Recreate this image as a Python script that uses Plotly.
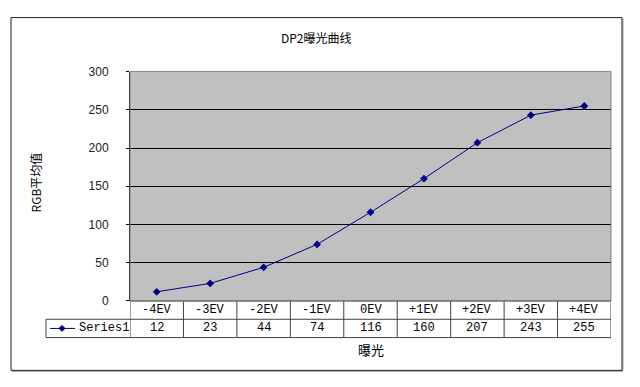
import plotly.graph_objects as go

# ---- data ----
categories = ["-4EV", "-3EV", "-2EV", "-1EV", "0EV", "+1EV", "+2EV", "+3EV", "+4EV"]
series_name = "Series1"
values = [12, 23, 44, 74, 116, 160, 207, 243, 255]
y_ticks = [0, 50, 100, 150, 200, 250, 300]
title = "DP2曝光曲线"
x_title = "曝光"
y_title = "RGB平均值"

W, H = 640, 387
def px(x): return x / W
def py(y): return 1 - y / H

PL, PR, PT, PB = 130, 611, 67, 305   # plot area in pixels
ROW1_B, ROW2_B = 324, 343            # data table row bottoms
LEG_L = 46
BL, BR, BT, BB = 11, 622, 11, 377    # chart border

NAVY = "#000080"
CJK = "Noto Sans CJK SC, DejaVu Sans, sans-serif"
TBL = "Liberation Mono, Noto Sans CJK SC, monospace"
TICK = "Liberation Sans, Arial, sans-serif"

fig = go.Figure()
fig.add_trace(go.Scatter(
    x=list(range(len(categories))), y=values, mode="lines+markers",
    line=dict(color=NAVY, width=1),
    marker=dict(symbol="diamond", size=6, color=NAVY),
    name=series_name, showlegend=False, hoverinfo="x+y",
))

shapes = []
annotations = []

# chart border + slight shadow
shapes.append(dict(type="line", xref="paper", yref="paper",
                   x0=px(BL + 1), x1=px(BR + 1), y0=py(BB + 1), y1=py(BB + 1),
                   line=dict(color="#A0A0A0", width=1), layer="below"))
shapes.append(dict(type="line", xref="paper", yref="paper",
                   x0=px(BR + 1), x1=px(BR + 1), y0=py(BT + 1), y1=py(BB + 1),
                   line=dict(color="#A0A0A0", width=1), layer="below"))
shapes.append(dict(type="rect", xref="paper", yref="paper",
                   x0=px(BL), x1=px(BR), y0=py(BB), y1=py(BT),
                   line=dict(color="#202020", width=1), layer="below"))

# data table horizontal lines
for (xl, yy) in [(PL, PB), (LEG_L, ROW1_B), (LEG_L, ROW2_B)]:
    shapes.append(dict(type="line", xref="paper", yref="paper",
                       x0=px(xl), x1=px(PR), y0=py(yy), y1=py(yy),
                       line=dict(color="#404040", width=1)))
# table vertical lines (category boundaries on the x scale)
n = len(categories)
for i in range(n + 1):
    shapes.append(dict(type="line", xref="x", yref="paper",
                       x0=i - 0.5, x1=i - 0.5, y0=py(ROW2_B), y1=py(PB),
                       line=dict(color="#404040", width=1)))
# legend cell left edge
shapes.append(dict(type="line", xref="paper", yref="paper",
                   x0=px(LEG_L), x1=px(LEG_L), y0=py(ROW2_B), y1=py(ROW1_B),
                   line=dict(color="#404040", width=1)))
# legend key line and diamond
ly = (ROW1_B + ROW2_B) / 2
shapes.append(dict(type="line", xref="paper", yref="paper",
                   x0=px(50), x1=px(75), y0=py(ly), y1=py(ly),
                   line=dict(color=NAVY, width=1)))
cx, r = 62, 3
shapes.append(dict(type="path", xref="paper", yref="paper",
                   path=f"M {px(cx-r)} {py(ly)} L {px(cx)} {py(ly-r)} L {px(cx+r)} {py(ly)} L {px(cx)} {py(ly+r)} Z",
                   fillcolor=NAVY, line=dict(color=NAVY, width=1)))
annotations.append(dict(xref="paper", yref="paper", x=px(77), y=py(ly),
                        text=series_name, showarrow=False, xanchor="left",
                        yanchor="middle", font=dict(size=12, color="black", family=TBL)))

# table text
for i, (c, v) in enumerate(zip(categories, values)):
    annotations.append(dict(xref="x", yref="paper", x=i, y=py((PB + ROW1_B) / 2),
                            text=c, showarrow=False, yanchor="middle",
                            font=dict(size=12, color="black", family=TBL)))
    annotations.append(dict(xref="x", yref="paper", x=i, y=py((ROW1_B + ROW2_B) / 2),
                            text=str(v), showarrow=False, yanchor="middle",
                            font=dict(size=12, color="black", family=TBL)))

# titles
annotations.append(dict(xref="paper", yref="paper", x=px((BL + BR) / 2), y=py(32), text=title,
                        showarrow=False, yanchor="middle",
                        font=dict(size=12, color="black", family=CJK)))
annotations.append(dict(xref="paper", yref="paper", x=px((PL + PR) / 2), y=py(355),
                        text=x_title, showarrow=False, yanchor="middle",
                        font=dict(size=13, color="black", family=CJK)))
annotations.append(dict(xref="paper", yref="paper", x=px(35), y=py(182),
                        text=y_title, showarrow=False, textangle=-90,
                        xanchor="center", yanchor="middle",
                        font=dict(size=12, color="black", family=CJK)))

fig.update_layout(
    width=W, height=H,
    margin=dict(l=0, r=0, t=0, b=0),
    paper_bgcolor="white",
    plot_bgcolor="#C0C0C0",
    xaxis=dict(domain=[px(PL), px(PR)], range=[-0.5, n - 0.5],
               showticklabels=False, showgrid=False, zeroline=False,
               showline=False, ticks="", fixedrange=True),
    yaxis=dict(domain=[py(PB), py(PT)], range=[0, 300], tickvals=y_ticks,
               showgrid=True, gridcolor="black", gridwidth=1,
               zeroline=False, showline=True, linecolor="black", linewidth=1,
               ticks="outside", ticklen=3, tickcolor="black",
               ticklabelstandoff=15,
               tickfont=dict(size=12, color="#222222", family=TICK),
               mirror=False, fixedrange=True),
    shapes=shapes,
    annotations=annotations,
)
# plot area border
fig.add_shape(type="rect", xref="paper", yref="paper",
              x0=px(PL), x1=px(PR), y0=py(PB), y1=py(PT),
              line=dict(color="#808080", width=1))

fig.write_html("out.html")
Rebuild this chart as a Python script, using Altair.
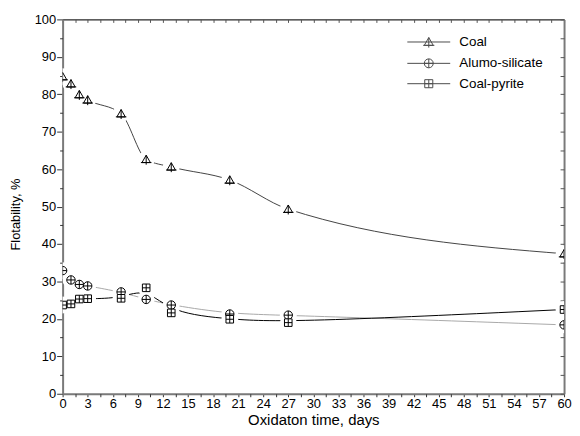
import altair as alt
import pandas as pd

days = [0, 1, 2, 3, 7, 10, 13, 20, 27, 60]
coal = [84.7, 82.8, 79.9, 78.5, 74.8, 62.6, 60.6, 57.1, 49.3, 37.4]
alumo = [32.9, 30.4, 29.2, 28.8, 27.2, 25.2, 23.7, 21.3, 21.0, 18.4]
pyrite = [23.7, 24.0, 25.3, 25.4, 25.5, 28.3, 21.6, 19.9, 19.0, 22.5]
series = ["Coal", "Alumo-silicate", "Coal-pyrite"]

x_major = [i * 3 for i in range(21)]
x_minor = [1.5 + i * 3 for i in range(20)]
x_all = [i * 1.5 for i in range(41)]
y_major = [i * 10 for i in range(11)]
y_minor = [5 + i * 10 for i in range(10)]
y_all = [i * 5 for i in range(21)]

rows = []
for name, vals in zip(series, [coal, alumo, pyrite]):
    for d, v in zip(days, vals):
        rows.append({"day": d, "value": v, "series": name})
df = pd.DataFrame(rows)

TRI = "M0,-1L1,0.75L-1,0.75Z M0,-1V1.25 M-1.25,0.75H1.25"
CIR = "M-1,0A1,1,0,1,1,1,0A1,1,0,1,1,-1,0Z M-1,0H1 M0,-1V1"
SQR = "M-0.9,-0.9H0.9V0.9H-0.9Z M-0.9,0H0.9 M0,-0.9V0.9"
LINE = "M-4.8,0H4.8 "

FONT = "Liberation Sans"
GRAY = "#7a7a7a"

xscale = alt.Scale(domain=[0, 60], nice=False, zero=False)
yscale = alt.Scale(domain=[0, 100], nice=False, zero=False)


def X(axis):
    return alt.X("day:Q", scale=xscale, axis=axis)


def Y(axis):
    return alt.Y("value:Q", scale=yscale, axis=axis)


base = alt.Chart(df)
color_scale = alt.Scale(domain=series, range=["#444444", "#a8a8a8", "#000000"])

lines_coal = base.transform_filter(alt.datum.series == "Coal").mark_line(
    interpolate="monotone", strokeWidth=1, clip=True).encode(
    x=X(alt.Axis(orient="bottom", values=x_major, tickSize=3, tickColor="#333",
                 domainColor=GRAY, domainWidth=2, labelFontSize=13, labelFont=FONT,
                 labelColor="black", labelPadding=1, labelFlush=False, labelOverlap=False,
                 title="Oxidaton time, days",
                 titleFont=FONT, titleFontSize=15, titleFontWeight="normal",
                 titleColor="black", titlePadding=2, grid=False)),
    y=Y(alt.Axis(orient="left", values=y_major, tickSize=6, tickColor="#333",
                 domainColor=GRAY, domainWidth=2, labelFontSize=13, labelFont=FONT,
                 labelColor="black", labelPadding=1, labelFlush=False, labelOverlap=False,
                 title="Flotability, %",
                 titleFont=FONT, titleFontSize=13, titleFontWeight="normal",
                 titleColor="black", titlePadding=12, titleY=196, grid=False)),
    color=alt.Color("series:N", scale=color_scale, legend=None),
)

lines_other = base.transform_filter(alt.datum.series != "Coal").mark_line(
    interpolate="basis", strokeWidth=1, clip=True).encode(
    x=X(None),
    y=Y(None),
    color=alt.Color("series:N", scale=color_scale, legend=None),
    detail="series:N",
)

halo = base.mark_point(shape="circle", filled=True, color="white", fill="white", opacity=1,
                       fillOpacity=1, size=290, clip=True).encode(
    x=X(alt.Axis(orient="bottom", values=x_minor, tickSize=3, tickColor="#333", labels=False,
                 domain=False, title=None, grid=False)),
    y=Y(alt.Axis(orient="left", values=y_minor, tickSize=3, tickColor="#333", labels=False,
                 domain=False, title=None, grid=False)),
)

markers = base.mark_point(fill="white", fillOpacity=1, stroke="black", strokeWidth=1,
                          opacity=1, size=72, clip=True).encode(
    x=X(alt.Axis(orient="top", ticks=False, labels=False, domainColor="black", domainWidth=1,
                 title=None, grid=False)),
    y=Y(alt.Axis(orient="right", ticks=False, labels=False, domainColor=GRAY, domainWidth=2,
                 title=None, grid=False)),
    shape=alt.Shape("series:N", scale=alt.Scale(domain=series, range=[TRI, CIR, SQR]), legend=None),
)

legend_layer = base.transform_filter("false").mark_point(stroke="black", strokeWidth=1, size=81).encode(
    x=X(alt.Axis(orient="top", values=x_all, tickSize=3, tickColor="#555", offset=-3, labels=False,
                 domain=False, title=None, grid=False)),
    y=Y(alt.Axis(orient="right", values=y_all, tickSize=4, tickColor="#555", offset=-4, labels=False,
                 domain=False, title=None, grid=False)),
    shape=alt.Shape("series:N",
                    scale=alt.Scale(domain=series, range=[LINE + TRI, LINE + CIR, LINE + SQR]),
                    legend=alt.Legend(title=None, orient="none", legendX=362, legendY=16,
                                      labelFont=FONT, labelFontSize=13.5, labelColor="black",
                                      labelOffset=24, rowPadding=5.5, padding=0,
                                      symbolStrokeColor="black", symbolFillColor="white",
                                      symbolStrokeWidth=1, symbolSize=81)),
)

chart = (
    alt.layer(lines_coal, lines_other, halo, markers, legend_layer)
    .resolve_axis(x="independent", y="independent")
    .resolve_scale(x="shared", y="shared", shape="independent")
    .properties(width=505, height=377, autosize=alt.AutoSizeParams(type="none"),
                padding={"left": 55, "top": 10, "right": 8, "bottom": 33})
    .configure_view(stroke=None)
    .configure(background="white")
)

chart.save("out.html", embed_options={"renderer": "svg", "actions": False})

Short exercise - Only the lines from the start of the entries above to the line containing "import plotly.graph_objects as go" are to be given again, exactly and with both ends included; pictures are excluded.

Solution to the exercise -
Recreate this image as a Python script that uses Plotly.
import plotly.graph_objects as go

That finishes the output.